Problem statement >> Review the material line by line. Identify and copy every line that contains the string "this".

Records provided >>
* Start *

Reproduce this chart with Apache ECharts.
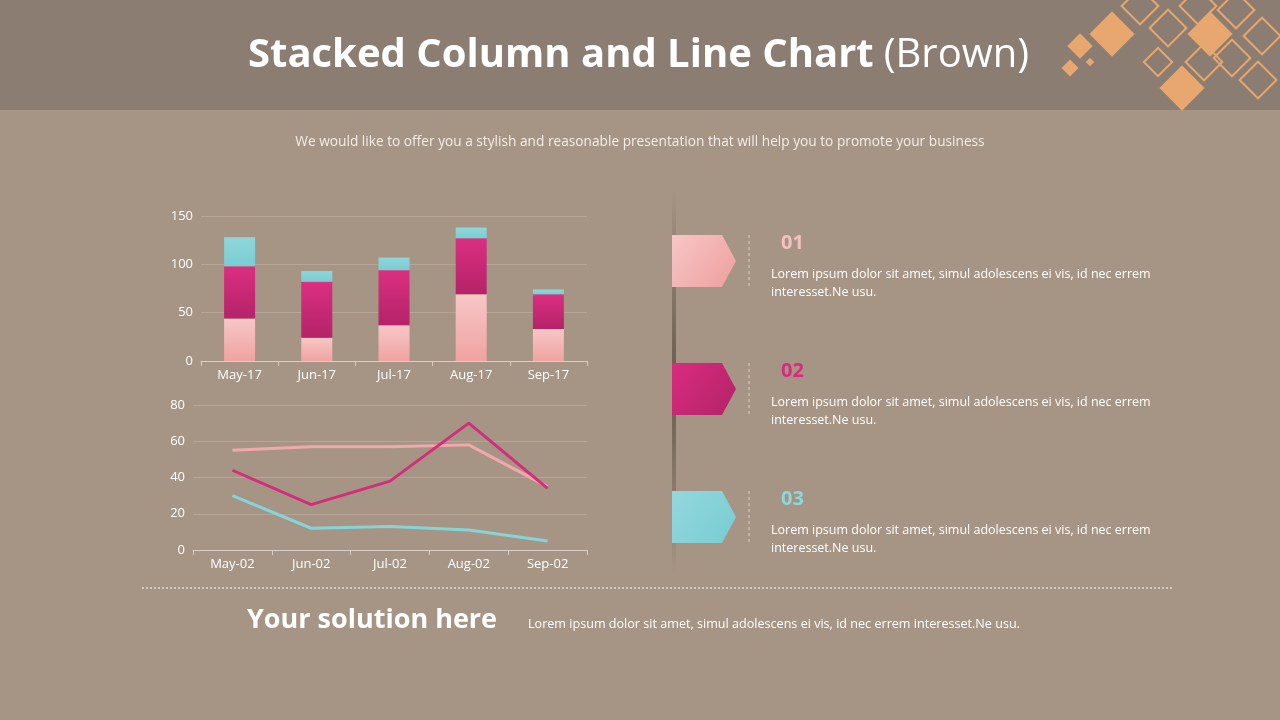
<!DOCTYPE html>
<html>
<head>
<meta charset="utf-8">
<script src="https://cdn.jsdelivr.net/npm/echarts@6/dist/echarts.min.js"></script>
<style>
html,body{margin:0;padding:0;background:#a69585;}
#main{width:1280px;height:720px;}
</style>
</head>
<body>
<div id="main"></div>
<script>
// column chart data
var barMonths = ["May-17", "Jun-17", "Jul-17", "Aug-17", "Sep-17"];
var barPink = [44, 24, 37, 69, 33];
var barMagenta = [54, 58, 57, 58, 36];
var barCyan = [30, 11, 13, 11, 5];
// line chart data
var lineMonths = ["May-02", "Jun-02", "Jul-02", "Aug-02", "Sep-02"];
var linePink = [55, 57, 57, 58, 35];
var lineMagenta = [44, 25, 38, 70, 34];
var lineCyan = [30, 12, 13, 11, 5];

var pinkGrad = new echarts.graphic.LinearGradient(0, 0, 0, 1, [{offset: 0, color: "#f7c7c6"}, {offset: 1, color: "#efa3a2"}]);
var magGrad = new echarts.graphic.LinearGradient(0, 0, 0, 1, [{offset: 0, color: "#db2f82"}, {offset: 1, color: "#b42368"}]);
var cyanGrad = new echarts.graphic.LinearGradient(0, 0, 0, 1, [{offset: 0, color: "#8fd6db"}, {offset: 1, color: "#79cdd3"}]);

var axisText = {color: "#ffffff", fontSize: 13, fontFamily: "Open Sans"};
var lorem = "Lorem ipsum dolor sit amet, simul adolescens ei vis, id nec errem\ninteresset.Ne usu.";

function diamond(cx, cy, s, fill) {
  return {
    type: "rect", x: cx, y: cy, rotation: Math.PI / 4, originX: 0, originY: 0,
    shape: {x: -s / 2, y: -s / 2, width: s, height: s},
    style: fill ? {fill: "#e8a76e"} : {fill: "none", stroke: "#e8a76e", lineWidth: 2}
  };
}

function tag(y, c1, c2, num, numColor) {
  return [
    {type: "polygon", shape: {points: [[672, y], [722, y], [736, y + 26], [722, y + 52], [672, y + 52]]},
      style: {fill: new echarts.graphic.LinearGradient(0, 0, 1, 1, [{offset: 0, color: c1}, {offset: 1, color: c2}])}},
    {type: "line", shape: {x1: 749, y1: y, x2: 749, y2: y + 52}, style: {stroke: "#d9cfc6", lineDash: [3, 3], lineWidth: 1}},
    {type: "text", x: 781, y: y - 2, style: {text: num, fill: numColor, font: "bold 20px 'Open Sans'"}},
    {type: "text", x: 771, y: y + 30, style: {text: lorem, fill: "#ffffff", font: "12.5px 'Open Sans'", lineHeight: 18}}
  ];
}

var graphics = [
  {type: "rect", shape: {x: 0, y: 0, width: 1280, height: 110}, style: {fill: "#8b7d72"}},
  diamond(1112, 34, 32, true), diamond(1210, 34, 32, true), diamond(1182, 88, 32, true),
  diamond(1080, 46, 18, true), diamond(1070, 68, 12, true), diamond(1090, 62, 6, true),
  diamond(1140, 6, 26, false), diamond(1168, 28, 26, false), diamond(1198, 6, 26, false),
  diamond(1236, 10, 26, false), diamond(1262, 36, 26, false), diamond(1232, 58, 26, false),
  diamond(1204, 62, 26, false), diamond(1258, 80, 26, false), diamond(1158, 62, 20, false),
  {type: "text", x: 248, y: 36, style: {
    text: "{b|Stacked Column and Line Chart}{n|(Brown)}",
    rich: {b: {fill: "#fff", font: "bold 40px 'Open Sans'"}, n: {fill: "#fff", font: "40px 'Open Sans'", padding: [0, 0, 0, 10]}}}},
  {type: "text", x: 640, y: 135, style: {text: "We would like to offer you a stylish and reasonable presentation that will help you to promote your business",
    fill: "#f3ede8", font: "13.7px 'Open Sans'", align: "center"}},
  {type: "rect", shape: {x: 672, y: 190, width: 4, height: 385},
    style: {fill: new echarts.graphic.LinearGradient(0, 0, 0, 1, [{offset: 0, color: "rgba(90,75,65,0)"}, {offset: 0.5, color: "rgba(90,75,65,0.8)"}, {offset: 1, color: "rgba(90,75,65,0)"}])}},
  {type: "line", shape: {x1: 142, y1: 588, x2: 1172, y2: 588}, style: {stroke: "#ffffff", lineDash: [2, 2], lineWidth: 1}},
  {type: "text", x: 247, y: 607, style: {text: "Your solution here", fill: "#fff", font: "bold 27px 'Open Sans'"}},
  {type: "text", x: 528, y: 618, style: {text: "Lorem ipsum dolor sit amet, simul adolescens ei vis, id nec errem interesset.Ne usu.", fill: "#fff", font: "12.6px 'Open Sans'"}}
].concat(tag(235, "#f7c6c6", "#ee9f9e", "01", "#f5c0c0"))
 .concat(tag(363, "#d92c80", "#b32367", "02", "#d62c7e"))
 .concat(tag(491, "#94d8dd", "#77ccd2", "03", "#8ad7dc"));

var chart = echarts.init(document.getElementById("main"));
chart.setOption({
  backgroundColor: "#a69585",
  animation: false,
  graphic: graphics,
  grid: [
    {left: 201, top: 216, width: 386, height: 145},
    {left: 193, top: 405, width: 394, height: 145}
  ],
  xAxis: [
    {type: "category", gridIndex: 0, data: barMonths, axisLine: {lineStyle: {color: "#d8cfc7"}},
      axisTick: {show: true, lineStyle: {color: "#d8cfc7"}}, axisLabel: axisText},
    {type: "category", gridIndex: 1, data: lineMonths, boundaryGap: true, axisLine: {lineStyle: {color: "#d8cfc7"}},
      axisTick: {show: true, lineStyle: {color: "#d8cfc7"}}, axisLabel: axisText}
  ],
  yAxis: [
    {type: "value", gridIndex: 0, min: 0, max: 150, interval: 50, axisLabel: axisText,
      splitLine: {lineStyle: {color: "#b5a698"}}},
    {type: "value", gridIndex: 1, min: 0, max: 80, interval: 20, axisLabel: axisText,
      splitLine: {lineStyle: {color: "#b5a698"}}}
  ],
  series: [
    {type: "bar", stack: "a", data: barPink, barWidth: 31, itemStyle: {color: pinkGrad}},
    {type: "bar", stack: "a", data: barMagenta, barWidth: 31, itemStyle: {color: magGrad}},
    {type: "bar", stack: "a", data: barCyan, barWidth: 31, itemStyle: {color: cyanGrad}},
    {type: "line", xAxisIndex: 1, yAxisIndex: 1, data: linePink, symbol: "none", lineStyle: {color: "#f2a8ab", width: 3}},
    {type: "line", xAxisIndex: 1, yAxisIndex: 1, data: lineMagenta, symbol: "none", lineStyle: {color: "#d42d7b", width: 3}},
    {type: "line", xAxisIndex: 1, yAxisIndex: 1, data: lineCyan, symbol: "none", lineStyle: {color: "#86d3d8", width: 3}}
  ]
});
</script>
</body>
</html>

* End *
* Start *

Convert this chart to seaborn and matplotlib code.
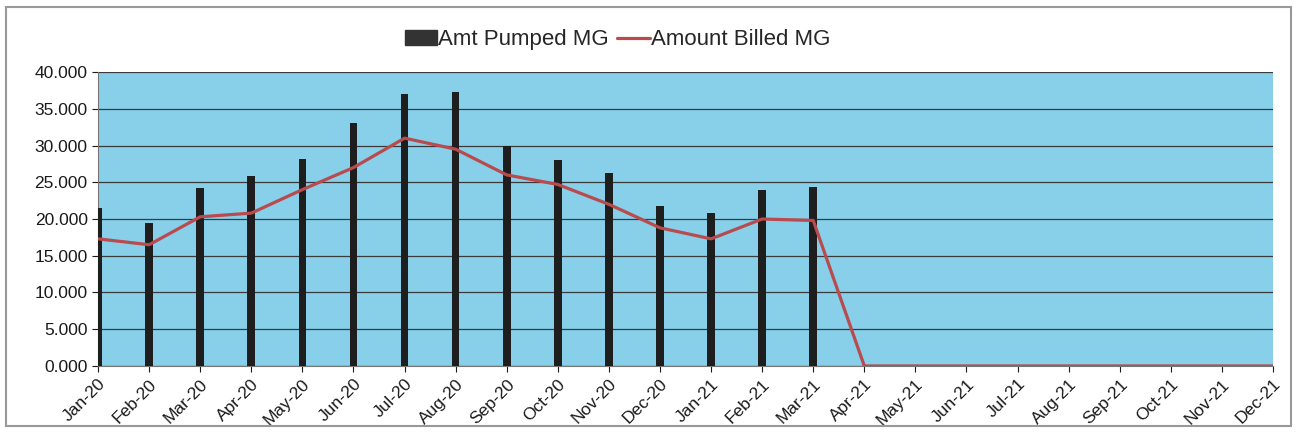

* End *

Worked answer >>
Reproduce this chart with Apache ECharts.
Convert this chart to seaborn and matplotlib code.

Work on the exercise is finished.